'All at Sea' at the National Library Gallery
MEDIA RELEASE
For immediate release
4 November
2005
NEW EXHIBITIONS ON THE WAY . . .
19 November 2005
* 19 March 2006
Siu ki Moana: reaching across the Pacific
Aotearoa New Zealand and the Kingdom of Tonga
1880-1950
An exhibition about the rich shared history of people and cultures that moved across the Pacific between New Zealand and the Kingdom of Tonga will open at the National Library Gallery next month.
Siu Ki Moana: reaching across the Pacific, Aotearoa New Zealand and the Kingdom of Tonga 1880-1950 is introduced by stories about the travels of two young men in the early19th century, one who sailed from New Zealand to Tonga and one who travelled from Tonga to New Zealand.
The exhibition includes
photographs and documents from the vast collections of the
Alexander Turnbull Library as well as material loaned from
museums and libraries.
Many items on show have come from
private collections * photographs and mementoes found on
walls, in cupboards and on bedside tables in family homes.
The exhibition takes its name, Siu ki Moana, from a Tongan phrase that literally means to travel, to sail, to fly over deep water. Curator Lois Webster says that this phrase 'is often used in the context of fishermen going out to the open ocean, beyond the lagoons and reefs, in search of the big catch, and it is used to describe the sea bird's flight from island to distant island.
'Venturing out into deep water, of course, comes with risks. One may meet great difficulty; one may never return. Yet the long stretches of the South Pacific ocean have for centuries lured traders, adventurers, scientists, sailors, defenders and lovers. It is the yearning for that distant shore * always looking backward, always looking forward to the world that awaits them at the other end of the ocean's swell * that is celebrated in this exhibition.'
Siu ki Moana has been organised in partnership with the Wellington Tongan Community. Local artists have put together a series of 'Tongan Days' and invite the public to join them as they demonstrate important aspects of Tongan arts: faiva (performance arts), tufunga (materials arts) and fakamea'a (fine arts).
The 'Tongan Days' will take place in the
Gallery on the following Saturdays from 1.00pm-3.00pm.
10 December * Tufunga tatongitongi (Wood-carving)
28
January * Koka'anga (Tapa-making)
18 February * Lalanga
(Weaving)
18 March * We farewell the exhibition with a
selection of Tongan faiva (performance arts)
Siu ki Moana will be on show until 19 March 2006. (Holiday hours: The Gallery will be closed between 24 December and 6 January.)
Shipping Out
Early colonial voyages to New
Zealand
From the collections of the Alexander Turnbull
Library
An insight into what some of the early emigrants experienced to get to this country will be revealed in the National Library's exhibition Shipping Out, which opens on Saturday 19 November.

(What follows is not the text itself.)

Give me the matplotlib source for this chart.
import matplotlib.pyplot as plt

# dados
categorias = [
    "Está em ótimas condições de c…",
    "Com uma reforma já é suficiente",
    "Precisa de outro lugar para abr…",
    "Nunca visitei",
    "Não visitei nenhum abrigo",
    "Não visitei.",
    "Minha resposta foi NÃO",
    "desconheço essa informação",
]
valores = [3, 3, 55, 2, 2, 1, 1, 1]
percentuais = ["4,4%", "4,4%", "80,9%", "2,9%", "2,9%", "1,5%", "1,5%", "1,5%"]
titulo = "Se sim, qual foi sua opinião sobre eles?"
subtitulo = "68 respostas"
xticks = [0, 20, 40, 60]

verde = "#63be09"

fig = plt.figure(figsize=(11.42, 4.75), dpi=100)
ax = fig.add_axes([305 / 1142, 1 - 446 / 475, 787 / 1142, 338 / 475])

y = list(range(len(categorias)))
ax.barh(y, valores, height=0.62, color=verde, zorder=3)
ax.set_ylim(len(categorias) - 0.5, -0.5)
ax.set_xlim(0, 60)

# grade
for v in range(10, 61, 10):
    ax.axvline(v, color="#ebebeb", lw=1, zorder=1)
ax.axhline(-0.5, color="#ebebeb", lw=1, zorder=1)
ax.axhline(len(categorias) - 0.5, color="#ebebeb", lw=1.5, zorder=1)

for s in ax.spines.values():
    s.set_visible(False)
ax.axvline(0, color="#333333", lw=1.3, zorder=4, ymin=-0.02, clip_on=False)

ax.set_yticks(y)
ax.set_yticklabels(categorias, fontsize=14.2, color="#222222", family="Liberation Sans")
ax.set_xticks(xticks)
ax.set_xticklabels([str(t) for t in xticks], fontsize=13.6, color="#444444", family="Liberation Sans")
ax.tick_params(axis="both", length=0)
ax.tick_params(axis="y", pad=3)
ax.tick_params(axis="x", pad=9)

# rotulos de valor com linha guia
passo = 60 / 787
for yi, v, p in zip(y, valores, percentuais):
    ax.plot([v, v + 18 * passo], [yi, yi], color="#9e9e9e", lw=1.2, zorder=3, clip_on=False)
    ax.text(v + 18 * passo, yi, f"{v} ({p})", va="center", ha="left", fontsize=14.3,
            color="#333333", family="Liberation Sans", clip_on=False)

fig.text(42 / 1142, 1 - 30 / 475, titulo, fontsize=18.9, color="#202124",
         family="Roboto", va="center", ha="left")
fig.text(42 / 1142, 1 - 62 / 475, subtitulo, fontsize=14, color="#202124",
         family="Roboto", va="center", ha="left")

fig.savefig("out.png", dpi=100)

The exhibition focuses on the sea voyages of emigrants to New Zealand from the 1840s onwards, with paintings and watercolours of some of the actual ships and the harbour towns they arrived at * like Wellington, Lyttelton, New Plymouth, and Nelson. Included are works by eminent colonial artists such as Charles Heaphy, William Fox, and CD Barraud, along with shipboard diaries, many beautifully illustrated, with stories of the writers' extraordinary experiences on board. Also on show will be some early maps, with shipping routes indicated, and items such as original passenger tickets, and posters and documents relating to emigration and the New Zealand Company.
Some fascinating works from the mid-19th century, illustrating exotic ports of call such as Cuba, Rio, Hong Kong and Sri Lanka, will also be included in the exhibition.
Shipping Out will be on show until 19 March, but will be closed between 24 December and 6 January.